During the positive phase of the IOD, the eastern Indian Ocean experiences lower than normal sea-surface temperatures compared with the western Indian Ocean. Warmer waters in the west cause more rain over Africa and there is less rainfall in Australia and parts of southern Asia. During the negative phase of the IOD, these conditions are reversed and Australia is cooler and wetter.[2]

Southern Annular Mode

SAM refers to north-south changes in Antarctica’s strong westerly wind belt. SAM affects rainfall in different regions of Australia depending on the phase (positive, neutral or negative) and the season.[3] During the negative phase, the westerly winds move closer to Australia. This brings more low-pressure systems to southern Australia, and areas such as Victoria experience more rain and storms. During the positive phase, the westerly winds move further south, so high-pressure systems form over southern Australia, leading to drier, more stable weather.[4] SAM phases are usually quite short, lasting from a week to a few months.

Into the future

Under a changing climate, SAM is predicted to spend more time in the positive phase, bringing drier weather to parts of southern Australia during winters, and wetter conditions during summer in south-eastern Australia and eastern Tasmania.[5]

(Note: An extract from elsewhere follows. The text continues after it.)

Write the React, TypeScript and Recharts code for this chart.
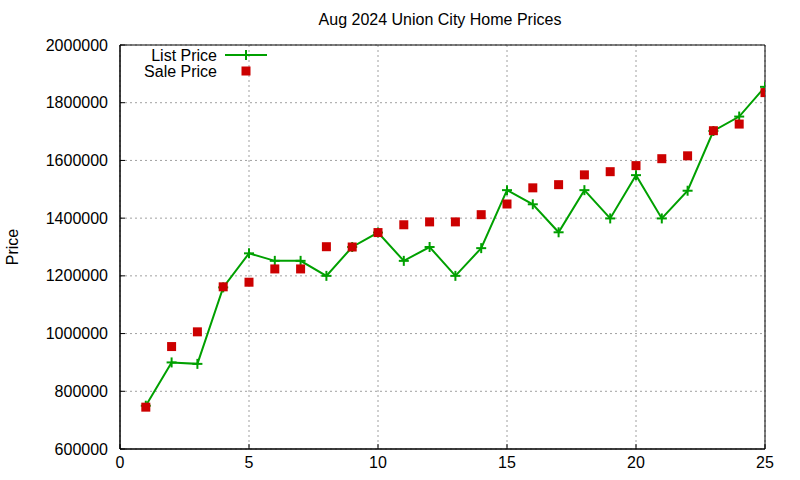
import React from 'react';
import { ComposedChart, Line, XAxis, YAxis, CartesianGrid, ReferenceArea } from 'recharts';

const months = [1, 2, 3, 4, 5, 6, 7, 8, 9, 10, 11, 12, 13, 14, 15, 16, 17, 18, 19, 20, 21, 22, 23, 24, 25];
const listPrice = [750000, 900000, 895000, 1160000, 1278000, 1252000, 1252000, 1200000, 1300000, 1350000, 1252000, 1300000, 1200000, 1296000, 1497000, 1448000, 1351000, 1497000, 1399000, 1549000, 1399000, 1495000, 1702000, 1752000, 1855000];
const salePrice = [745000, 955000, 1006000, 1162000, 1178000, 1224000, 1224000, 1301000, 1300000, 1350000, 1377000, 1387000, 1387000, 1412000, 1449000, 1505000, 1516000, 1550000, 1561000, 1582000, 1606000, 1616000, 1703000, 1726000, 1835000];
const xTicks = [0, 5, 10, 15, 20, 25];
const yTicks = [600000, 800000, 1000000, 1200000, 1400000, 1600000, 1800000, 2000000];

const data = months.map((m, i) => ({ m, list: listPrice[i], sale: salePrice[i] }));

const GREEN = '#00a000';
const RED = '#cc0000';
const FONT = '"Liberation Sans", Arial, sans-serif';
const TM = 10;
const TL = 5;

const PlusDot = (props: any) => {
  const { cx, cy } = props;
  if (cx == null || cy == null) return null;
  return (
    <g>
      <line x1={cx - 5} x2={cx + 5} y1={cy} y2={cy} stroke={GREEN} strokeWidth={2} />
      <line x1={cx} x2={cx} y1={cy - 5} y2={cy + 5} stroke={GREEN} strokeWidth={2} />
    </g>
  );
};

const SquareDot = (props: any) => {
  const { cx, cy } = props;
  if (cx == null || cy == null) return null;
  return <rect x={cx - 4.5} y={cy - 4.5} width={9} height={9} fill={RED} />;
};

const BottomTick = (props: any) => {
  const { x, y, payload } = props;
  const ay = y - TM;
  return (
    <g>
      <line x1={x} x2={x} y1={ay} y2={ay - TL} stroke="#000" strokeWidth={1} />
      <text x={x} y={ay + 19} textAnchor="middle" fontSize={16} fontFamily={FONT} fill="#000">{payload.value}</text>
    </g>
  );
};

const LeftTick = (props: any) => {
  const { x, y, payload } = props;
  const ax = x + TM;
  return (
    <g>
      <line x1={ax} x2={ax + TL} y1={y} y2={y} stroke="#000" strokeWidth={1} />
      <text x={ax - 12} y={y} dy="0.35em" textAnchor="end" fontSize={16} fontFamily={FONT} fill="#000">{payload.value}</text>
    </g>
  );
};

const TopTick = (props: any) => {
  const { x, y } = props;
  return <line x1={x} x2={x} y1={y} y2={y + TL} stroke="#000" strokeWidth={1} />;
};

const RightTick = (props: any) => {
  const { x, y } = props;
  return <line x1={x} x2={x - TL} y1={y} y2={y} stroke="#000" strokeWidth={1} />;
};

export default function App() {
  return (
    <div style={{ position: 'absolute', left: 0, top: 0, width: 800, height: 480, background: '#fff', fontFamily: FONT }}>
      <ComposedChart
        width={800}
        height={480}
        data={data}
        margin={{ top: 45, right: 35, bottom: 0, left: 0 }}
        style={{ fontFamily: FONT }}
      >
        <CartesianGrid xAxisId="b" yAxisId="l" stroke="#a0a0a0" strokeDasharray="2 3" />
        <XAxis
          xAxisId="b"
          type="number"
          dataKey="m"
          domain={[0, 25]}
          ticks={xTicks}
          height={31}
          tickSize={0}
          tickMargin={TM}
          tickLine={false}
          axisLine={{ stroke: '#000' }}
          tick={<BottomTick />}
          interval={0}
          allowDataOverflow
        />
        <XAxis
          xAxisId="t"
          orientation="top"
          type="number"
          dataKey="m"
          domain={[0, 25]}
          ticks={xTicks}
          height={0}
          tickSize={0}
          tickMargin={0}
          tickLine={false}
          axisLine={{ stroke: '#000' }}
          tick={<TopTick />}
          interval={0}
          allowDataOverflow
        />
        <YAxis
          yAxisId="l"
          type="number"
          domain={[600000, 2000000]}
          ticks={yTicks}
          width={120}
          tickSize={0}
          tickMargin={TM}
          tickLine={false}
          axisLine={{ stroke: '#000' }}
          tick={<LeftTick />}
          interval={0}
          allowDataOverflow
        />
        <YAxis
          yAxisId="r"
          orientation="right"
          type="number"
          domain={[600000, 2000000]}
          ticks={yTicks}
          width={0}
          tickSize={0}
          tickMargin={0}
          tickLine={false}
          axisLine={{ stroke: '#000' }}
          tick={<RightTick />}
          interval={0}
          allowDataOverflow
        />
        <ReferenceArea xAxisId="b" yAxisId="l" x1={0} x2={25} y1={600000} y2={2000000} fill="none" stroke="#000" strokeWidth={1} />
        <Line
          xAxisId="b"
          yAxisId="l"
          dataKey="list"
          stroke={GREEN}
          strokeWidth={2}
          dot={<PlusDot />}
          activeDot={false}
          isAnimationActive={false}
        />
        <Line
          xAxisId="b"
          yAxisId="l"
          dataKey="sale"
          stroke="none"
          strokeWidth={0}
          dot={<SquareDot />}
          activeDot={false}
          isAnimationActive={false}
        />
      </ComposedChart>
      <div style={{ position: 'absolute', left: 0, top: 11, width: 880, textAlign: 'center', fontSize: 16, lineHeight: '18px', color: '#000' }}>
        Aug 2024 Union City Home Prices
      </div>
      <svg width={800} height={480} style={{ position: 'absolute', left: 0, top: 0, pointerEvents: 'none' }}>
        <text x={217} y={61} textAnchor="end" fontSize={16} fontFamily={FONT} fill="#000">List Price</text>
        <line x1={225} x2={267} y1={55} y2={55} stroke={GREEN} strokeWidth={2} />
        <line x1={246} x2={246} y1={50} y2={60} stroke={GREEN} strokeWidth={2} />
        <text x={217} y={77} textAnchor="end" fontSize={16} fontFamily={FONT} fill="#000">Sale Price</text>
        <rect x={241.5} y={66.5} width={9} height={9} fill={RED} />
        <text x={0} y={0} transform="translate(18,247) rotate(-90)" textAnchor="middle" fontSize={16} fontFamily={FONT} fill="#000">Price</text>
      </svg>
    </div>
  );
}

Increasing surface temperatures mean that a typical La Niña year now is warmer than El Niño years were back in the 1980s.[6] ENSO events are likely to increase in amplitude and frequency due to climate change, having stronger effects and occurring more often.[7] [8] This may result in more flooding in some Pacific Island nations and more drought elsewhere, such as mainland Australia.[9] Even if we keep global warming to 1.5 °C, we still expect extreme ENSO events to persist for another 100 years or so.[10]

Extremely positive IOD events are likely to increase as climate changes.[11] These events tend to correspond with El Niño events, bringing more drought to Australia.[12] Limiting global temperatures would have an immediate effect on halting the increased frequency of extreme positive IOD events.[13]